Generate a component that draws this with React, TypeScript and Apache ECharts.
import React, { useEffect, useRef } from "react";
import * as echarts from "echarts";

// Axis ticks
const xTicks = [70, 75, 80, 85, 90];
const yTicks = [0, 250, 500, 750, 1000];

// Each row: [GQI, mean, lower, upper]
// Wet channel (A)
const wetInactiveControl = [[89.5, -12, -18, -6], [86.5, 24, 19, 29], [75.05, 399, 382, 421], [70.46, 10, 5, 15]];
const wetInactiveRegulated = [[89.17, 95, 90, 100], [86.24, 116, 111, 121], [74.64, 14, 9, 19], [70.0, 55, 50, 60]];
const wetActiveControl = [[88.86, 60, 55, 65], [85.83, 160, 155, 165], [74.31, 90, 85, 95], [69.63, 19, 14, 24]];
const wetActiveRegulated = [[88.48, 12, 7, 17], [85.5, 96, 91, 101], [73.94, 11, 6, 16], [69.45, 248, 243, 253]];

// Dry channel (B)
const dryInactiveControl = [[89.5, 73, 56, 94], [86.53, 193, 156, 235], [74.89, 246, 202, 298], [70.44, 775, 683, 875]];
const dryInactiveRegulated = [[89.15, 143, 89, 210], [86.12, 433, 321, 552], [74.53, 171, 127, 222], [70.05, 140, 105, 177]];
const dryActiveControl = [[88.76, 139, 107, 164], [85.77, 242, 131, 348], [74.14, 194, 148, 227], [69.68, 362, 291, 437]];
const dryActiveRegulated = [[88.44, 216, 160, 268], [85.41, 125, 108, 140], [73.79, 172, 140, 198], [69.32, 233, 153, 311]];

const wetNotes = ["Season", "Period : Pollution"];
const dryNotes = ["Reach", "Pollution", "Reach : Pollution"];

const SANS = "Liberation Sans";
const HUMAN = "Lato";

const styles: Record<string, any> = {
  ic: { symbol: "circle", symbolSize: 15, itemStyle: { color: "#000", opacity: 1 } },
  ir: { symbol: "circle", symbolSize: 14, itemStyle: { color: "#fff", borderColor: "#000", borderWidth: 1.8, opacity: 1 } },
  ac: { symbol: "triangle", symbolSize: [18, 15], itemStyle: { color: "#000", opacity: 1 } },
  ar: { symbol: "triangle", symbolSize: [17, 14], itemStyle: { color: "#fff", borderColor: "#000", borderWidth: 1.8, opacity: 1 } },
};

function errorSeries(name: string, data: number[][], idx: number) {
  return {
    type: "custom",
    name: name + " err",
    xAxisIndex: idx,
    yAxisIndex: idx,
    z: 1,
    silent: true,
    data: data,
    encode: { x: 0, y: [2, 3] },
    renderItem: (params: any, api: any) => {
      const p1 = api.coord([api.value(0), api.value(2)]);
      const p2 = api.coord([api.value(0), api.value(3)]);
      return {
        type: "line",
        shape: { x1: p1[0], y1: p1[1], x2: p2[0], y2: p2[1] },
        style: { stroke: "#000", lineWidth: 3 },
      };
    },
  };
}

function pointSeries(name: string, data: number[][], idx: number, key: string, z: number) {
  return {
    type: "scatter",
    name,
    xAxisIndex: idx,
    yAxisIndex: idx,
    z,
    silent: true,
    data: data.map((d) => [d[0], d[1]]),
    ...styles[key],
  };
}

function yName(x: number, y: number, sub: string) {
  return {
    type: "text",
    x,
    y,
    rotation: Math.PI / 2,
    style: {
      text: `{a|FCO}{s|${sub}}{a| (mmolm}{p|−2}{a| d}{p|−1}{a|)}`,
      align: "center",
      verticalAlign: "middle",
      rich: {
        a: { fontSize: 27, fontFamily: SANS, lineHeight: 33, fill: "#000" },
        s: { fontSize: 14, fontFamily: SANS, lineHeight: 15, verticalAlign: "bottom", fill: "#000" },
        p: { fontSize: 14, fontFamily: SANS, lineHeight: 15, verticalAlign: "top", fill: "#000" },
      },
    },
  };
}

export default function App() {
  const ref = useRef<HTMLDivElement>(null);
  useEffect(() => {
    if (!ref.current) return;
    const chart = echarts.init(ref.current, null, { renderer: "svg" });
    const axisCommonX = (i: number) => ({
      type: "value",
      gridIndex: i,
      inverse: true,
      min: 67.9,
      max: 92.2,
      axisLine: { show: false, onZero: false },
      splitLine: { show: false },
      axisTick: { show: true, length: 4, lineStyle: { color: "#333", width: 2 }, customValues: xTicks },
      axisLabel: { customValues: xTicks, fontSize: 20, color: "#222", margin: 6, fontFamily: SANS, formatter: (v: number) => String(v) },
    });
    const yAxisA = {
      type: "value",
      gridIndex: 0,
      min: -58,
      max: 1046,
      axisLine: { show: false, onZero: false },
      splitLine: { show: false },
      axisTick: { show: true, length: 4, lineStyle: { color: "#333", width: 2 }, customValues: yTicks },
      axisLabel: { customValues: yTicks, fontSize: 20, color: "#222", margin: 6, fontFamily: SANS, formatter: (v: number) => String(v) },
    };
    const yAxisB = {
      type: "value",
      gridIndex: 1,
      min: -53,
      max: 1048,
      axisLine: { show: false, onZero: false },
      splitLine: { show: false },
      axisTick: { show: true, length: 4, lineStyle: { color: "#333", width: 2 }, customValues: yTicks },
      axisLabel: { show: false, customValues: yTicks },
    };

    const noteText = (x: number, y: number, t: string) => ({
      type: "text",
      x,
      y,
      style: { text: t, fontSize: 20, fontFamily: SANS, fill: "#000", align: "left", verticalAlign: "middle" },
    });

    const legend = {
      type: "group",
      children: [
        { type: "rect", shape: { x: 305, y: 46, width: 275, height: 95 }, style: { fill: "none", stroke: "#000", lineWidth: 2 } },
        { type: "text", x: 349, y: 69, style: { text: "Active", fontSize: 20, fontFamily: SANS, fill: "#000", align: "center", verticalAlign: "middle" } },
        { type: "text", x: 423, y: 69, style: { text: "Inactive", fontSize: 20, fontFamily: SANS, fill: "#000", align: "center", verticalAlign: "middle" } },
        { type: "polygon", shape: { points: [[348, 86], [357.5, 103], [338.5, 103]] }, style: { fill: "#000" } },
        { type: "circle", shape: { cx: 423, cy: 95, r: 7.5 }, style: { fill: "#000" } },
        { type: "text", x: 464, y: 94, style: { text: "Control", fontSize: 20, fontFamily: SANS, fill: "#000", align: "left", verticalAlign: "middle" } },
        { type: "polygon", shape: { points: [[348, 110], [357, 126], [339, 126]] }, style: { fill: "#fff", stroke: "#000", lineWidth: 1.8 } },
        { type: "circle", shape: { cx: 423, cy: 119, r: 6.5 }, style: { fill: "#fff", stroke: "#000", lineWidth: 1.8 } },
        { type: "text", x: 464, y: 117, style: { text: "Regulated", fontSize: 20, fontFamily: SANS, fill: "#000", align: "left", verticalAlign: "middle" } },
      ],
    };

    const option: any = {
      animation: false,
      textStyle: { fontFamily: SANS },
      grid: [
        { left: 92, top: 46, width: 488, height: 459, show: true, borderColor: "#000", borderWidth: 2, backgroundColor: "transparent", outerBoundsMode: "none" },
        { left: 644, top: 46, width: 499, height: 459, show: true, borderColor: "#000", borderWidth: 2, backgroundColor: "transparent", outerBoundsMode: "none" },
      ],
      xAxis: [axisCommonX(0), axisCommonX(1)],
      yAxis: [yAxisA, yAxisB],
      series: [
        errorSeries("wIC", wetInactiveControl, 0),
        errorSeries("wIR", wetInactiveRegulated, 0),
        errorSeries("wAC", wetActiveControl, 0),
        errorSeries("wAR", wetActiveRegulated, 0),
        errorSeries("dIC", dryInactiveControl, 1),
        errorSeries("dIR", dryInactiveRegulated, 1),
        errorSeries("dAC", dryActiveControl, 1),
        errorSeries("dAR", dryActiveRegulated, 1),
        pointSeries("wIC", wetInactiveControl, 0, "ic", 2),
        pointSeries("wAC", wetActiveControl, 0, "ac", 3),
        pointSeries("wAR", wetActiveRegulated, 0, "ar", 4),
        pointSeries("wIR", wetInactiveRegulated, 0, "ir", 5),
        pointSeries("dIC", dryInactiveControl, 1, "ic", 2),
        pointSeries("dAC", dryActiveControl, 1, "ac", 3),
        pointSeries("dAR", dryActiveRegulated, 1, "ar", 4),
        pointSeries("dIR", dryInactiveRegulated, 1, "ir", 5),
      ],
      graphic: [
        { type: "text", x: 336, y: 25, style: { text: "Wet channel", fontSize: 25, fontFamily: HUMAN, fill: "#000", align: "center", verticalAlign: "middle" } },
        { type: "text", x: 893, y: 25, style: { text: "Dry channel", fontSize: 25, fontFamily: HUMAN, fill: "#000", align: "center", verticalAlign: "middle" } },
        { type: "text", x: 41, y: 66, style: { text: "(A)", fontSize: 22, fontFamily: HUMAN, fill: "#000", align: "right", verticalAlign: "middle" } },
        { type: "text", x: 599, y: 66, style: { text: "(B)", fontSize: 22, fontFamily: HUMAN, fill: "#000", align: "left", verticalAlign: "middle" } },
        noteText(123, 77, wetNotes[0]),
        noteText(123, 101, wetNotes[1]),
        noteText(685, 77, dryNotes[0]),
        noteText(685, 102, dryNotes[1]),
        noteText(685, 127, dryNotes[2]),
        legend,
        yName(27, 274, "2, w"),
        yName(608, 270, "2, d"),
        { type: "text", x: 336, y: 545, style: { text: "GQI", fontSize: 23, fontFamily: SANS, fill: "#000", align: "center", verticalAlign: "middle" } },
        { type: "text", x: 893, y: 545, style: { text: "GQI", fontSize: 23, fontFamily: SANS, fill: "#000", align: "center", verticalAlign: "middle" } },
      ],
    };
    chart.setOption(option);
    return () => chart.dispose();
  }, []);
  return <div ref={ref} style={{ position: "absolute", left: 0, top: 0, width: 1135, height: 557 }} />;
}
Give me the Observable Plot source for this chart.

# [WRITTEN INSTRUCTION]
Print the listing above from its first line through the line with "248, 243, 253]];", and stop there.

# [SOLUTION TO THIS PROBLEM]
Generate a component that draws this with React, TypeScript and Apache ECharts.
import React, { useEffect, useRef } from "react";
import * as echarts from "echarts";

// Axis ticks
const xTicks = [70, 75, 80, 85, 90];
const yTicks = [0, 250, 500, 750, 1000];

// Each row: [GQI, mean, lower, upper]
// Wet channel (A)
const wetInactiveControl = [[89.5, -12, -18, -6], [86.5, 24, 19, 29], [75.05, 399, 382, 421], [70.46, 10, 5, 15]];
const wetInactiveRegulated = [[89.17, 95, 90, 100], [86.24, 116, 111, 121], [74.64, 14, 9, 19], [70.0, 55, 50, 60]];
const wetActiveControl = [[88.86, 60, 55, 65], [85.83, 160, 155, 165], [74.31, 90, 85, 95], [69.63, 19, 14, 24]];
const wetActiveRegulated = [[88.48, 12, 7, 17], [85.5, 96, 91, 101], [73.94, 11, 6, 16], [69.45, 248, 243, 253]];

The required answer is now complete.